The office, called the Landesamt für Einwanderung (State Office for Immigration), will be a brand new government department, replacing the current Office for Foreigners, a subdepartment of the authority that deals with everything from driver's licenses to marriage certificates.
"The establishment of an independent office for immigration is supposed to develop the foreign citizens' authority into a true welcome authority," Berlin Interior Minister Andreas Geisel said as he announced the move on Monday.
He went on to sound the same note that German businesses have been harping on for some time: that there is no way the acute shortage of workers in growing sectors (specifically care work, engineering and IT) can be covered by unemployed Germans, or even immigrants from inside the European Union.

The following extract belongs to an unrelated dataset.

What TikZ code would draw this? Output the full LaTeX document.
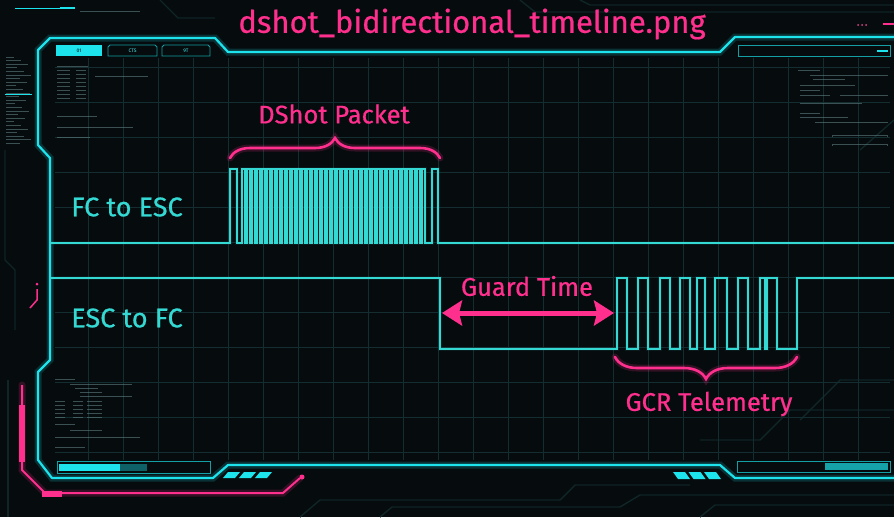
\documentclass[tikz,border=0pt]{standalone}
\usepackage{fontspec}
\setmainfont{Fira Sans}
\newfontfamily\neonfont{Fira Sans}[FakeBold=0.6]
\usetikzlibrary{arrows.meta,decorations.pathreplacing}
\definecolor{BgDark}{HTML}{060B0D}
\definecolor{NeonCyan}{HTML}{1CE3EC}
\definecolor{SigCyan}{HTML}{34D9D3}
\definecolor{NeonPink}{HTML}{FF2F8E}
\definecolor{GridTeal}{HTML}{142D31}
\definecolor{TraceTeal}{HTML}{0F2527}
\definecolor{FaintText}{HTML}{5E7E80}
\tikzset{
	frame/.style={draw=NeonCyan, line width=2.2pt, line join=round,
		preaction={draw=NeonCyan, line width=7pt, opacity=0.18}},
	signal/.style={draw=SigCyan, line width=1.2pt,
		preaction={draw=SigCyan, line width=4pt, opacity=0.08}},
	pinkglow/.style={draw=NeonPink, line width=7pt, opacity=0.18, line cap=round},
	pinkline/.style={draw=NeonPink, line width=2.6pt, line cap=round},
	pinkbrace/.style={decorate, decoration={brace, amplitude=#1}},
	gridline/.style={draw=GridTeal, line width=0.7pt},
	trace/.style={draw=TraceTeal, line width=1.4pt},
	faint/.style={draw=FaintText, line width=0.9pt, opacity=0.6},
	tab/.style={draw=NeonCyan!70!black, line width=0.8pt},
	lbl/.style={font=\neonfont\fontsize{27}{30}\selectfont},
	plbl/.style={font=\neonfont\fontsize{25.5}{30}\selectfont, text=NeonPink}
}

\begin{document}
\begin{tikzpicture}[x=1pt, y=-1pt]
	\useasboundingbox (0,0) rectangle (894,517);
	\fill[BgDark] (0,0) rectangle (894,517);
	
	% circuit traces in the background
	\draw[trace] (160,0) -- (178,18) -- (215,18);
	\draw[trace] (520,0) -- (535,12) -- (894,12);
	\draw[trace] (580,0) -- (590,5) -- (894,5);
	\draw[trace] (5,150) -- (5,260) -- (15,270) -- (15,330);
	\draw[trace] (8,380) -- (8,517);
	\draw[trace] (300,517) -- (320,500) -- (560,500) -- (575,485) -- (690,485);
	\draw[trace] (380,517) -- (392,507) -- (620,507) -- (640,495) -- (894,495);
	\draw[trace] (700,517) -- (715,505) -- (894,505);
	\draw[trace] (860,150) -- (894,120);
	\draw[trace] (800,420) -- (840,380) -- (894,380);
	\draw[trace] (700,440) -- (760,440) -- (790,410) -- (894,410);
	
	% grid
	\foreach \gx in {88,123,...,858}
		\draw[gridline] (\gx,58) -- (\gx,460);
	\foreach \gy in {67,102,...,452}
		\draw[gridline] (55,\gy) -- (890,\gy);
	
	% main frame
	\draw[frame] (894,37) -- (735,37) -- (720,52) -- (228,52) -- (215,38) -- (50,38)
		-- (38,50) -- (38,145) -- (50,158) -- (50,360) -- (38,372) -- (38,460)
		-- (52,478) -- (213,478) -- (228,465) -- (720,465) -- (735,478) -- (894,478);
	
	% pink outer line
	\draw[pinkglow] (22,385) -- (22,470) -- (45,493) -- (283,493) -- (300,478);
	\draw[NeonPink, line width=2pt] (22,385) -- (22,470) -- (45,493) -- (283,493) -- (300,478);
	\fill[NeonPink] (19,405) rectangle (25,462);
	\fill[NeonPink] (42,491) rectangle (62,497);
	\fill[NeonPink] (302,477) circle (2.5);
	\fill[NeonPink] (37,284) circle (1.5);
	\draw[NeonPink, line width=1.5pt] (37,289) -- (37,300) -- (30,308);
	\draw[NeonPink, line width=2.5pt] (883,24) -- (894,24);
	\foreach \d in {858,862,866}
		\fill[NeonPink!70!gray] (\d,25) circle (1);
	
	% tabs
	\node[fill=NeonCyan, minimum width=46, minimum height=11, inner sep=0, font=\fontsize{5}{5}\selectfont, text=BgDark] (tabA) at (79,50.5) {01};
	\draw[tab] (110,45) -- (155,45) -- (157,47) -- (157,56) -- (108,56) -- (108,47) -- cycle;
	\node[font=\fontsize{5}{5}\selectfont, text=NeonCyan!80!white] (tabB) at (132.5,50.5) {CTS};
	\draw[tab] (164,45) -- (208,45) -- (210,47) -- (210,56) -- (162,56) -- (162,47) -- cycle;
	\node[font=\fontsize{5}{5}\selectfont, text=NeonCyan!80!white] (tabC) at (186,50.5) {9T};
	\draw[tab] (738,45) rectangle (890,56);
	\draw[NeonCyan, line width=2pt] (877,50.5) -- (888,50.5);
	
	% status bars
	\draw[tab] (57,461) rectangle (210,473);
	\fill[NeonCyan] (59,464) rectangle (120,471);
	\fill[NeonCyan, opacity=0.4] (120,464) rectangle (147,471);
	\draw[tab] (737,461) rectangle (890,472);
	\fill[NeonCyan, opacity=0.7] (825,463) rectangle (888,470);
	\foreach \k in {0,1,2} {
		\fill[NeonCyan] ({223+16*\k},478) -- ({228+16*\k},472) -- ({240+16*\k},472) -- ({235+16*\k},478) -- cycle;
		\fill[NeonCyan] ({678+15.5*\k},479) -- ({673+15.5*\k},472) -- ({685+15.5*\k},472) -- ({690+15.5*\k},479) -- cycle;
	}
	\draw[NeonCyan, line width=1pt] (15,8) -- (75,8);
	\draw[NeonCyan, line width=2pt] (60,8) -- (75,8);
	\draw[faint] (80,11) -- (140,11);
	
	% panel read-outs
	\draw[faint] (57,66) -- (88,66);
	\foreach \r in {70,74,...,98} {
		\draw[faint] (57,\r) -- (70,\r);
		\draw[faint] (76,\r) -- (86,\r);
	}
	\draw[faint] (95,76) -- (148,76);
	\draw[faint] (57,116) -- (97,116);
	\draw[faint] (57,127) -- (133,127);
	\draw[faint] (57,137) -- (90,137);
	\foreach \i in {0,...,24}
		\draw[faint] (6,{57+3.6*\i}) -- ({14+mod(\i*7,18)},{57+3.6*\i});
	\draw[NeonCyan, line width=1pt] (5,94) -- (32,94);
	\draw[faint] (55,379) -- (75,379);
	\draw[faint] (70,384) -- (132,384);
	\draw[faint] (75,388) -- (98,388);
	\draw[faint] (80,392) -- (102,392);
	\draw[faint] (80,396) -- (132,396);
	\foreach \r in {401,405,...,417} {
		\draw[faint] (55,\r) -- (65,\r);
		\draw[faint] (73,\r) -- (83,\r);
		\draw[faint] (87,\r) -- (102,\r);
	}
	\draw[faint] (55,424) -- (75,424);
	\draw[faint] (70,430) -- (102,430);
	\draw[faint] (55,437) -- (140,437);
	\draw[faint] (55,447) -- (85,447);
	\draw[faint] (798,70) -- (820,70);
	\draw[faint] (810,75) -- (888,75);
	\draw[faint] (813,79) -- (845,79);
	\draw[faint] (800,85) -- (855,85);
	\draw[faint] (800,90) -- (820,90);
	\draw[faint] (800,95) -- (830,95);
	\draw[faint] (840,95) -- (888,95);
	\draw[faint] (800,103) -- (862,103);
	\draw[faint] (800,113) -- (820,113);
	\draw[faint] (800,117) -- (848,117);
	\draw[faint] (815,122) -- (888,122);
	\draw[faint] (832,137) -- (832,135) -- (887,135) -- (887,137);
	\draw[faint] (832,146) -- (832,144) -- (887,144) -- (887,146);
	
	% signals
	\draw[signal] (50,243) -- (230,243) -- (230,169) -- (237,169) -- (237,243)
		\foreach \x in {0,...,36} { -- ({242+5*\x},243) -- ({242+5*\x},169) -- ({245+5*\x},169) -- ({245+5*\x},243) }
		-- (432,243) -- (432,169) -- (438,169) -- (438,243) -- (894,243);
	\coordinate (guardL) at (442,313);
	\coordinate (guardR) at (614,313);
	\draw[signal] (50,278) -- (440,278) -- (440,349) -- (617,349) -- (617,278)
		\foreach \r/\f in {617/627, 638/648, 660/670, 680/690, 697/705, 715/727, 738/748, 760/765, 767/777} { -- (\r,349) -- (\r,278) -- (\f,278) -- (\f,349) }
		-- (797,349) -- (797,278) -- (894,278);
	
	% braces and guard time
	\coordinate (pktL) at (230,158);
	\coordinate (pktR) at (440,158);
	\coordinate (gcrL) at (615,357);
	\coordinate (gcrR) at (797,357);
	\draw[pinkglow, pinkbrace=20pt] (pktL) -- (pktR);
	\draw[pinkline, pinkbrace=20pt] (pktL) -- (pktR);
	\draw[pinkglow, pinkbrace=22pt] (gcrR) -- (gcrL);
	\draw[pinkline, pinkbrace=22pt] (gcrR) -- (gcrL);
	\draw[NeonPink, line width=5pt, {Stealth[length=20pt,width=25pt,inset=3pt]}-{Stealth[length=20pt,width=25pt,inset=3pt]}] (guardL) -- (guardR);
	
	% labels
	\node[text=NeonPink, font=\neonfont\fontsize{31}{34}\selectfont] (title) at (472,24) {dshot\_bidirectional\_timeline.png};
	\node[lbl, text=SigCyan] (fcesc) at (127,207) {FC to ESC};
	\node[lbl, text=SigCyan] (escfc) at (127,318) {ESC to FC};
	\node[plbl] (pkt) at (334,114) {DShot Packet};
	\node[plbl] (guard) at (527,286) {Guard Time};
	\node[plbl] (gcr) at (709,404) {GCR Telemetry};
\end{tikzpicture}
\end{document}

Nevertheless, much of the plan remains vague: The government has not said exactly when the new authority would open, or whether it will include a budget for extra staff.
Read more: Finding skilled labor in Germany: 'it's never been so hard'
Migrants: A threat or a help?
The idea is not completely new: Hamburg and Bremen already have so-called Welcome Centers, authorities that are separated from other state offices where the emphasis, as the name suggests, is to help people to settle in Germany.
In fact, Berlin itself set up a Business Immigration Service (BIS) within the Foreigners' Office a few years ago specifically to help employers get residency permits for skilled migrants, and to more efficiently separate employment immigration from humanitarian immigration.
"I think what they want to do is send a signal in immigration policy," said Bettina Offer, a Frankfurt-based corporate immigration lawyer. "I think Berlin has now taken that step to show that it makes sense."
BIS, she added, has already improved Berlin's service considerably. "We notice that a lot has happened in Berlin already," she told DW. "It's become a lot more user-friendly for employers."
Structurally, though, the new center could still be an improvement. "It does make a difference if they make it into a special state authority, which will make a difference for staff numbers and salaries," said Offer. "I think it will make it easier for that office to find staff."
Waiting for appointments in the cold
Thomas Gross, an immigration law specialist at Osnabrück University, said that Berlin's signal is laudable, "as long as they mean it seriously. If it's just a change of the label it won't make much difference."
"It's a question of how they understand themselves," Gross told DW. "The old categorization of the foreign citizens' authority as part of the regulation authority is rooted in the notion that foreigners are to be seen as a danger you have to control."
Most Berliners not fortunate enough to have EU citizenship can back this up, as repeated trips to the chronically understaffed Foreigners' Office will attest. Many people have anecdotes about waiting months for appointments, or queuing outside from 5 a.m. only to be left standing for hours outside in the winter months as staff catch up with the schedule, often while having to deal with actively hostile security guards.
"If these offices are now given positive terms like 'welcome center,' one could assume that this will have an effect on how the staff see their role," said Gross. "Though of course you have to find staff who internalize [those terms] and identify with them."
According to Offer, Berlin was in the "top of the mid-range" in the league of attractive German cities for migration: though other regions, especially the south, where Germany's automobile industry is based, is often more in demand.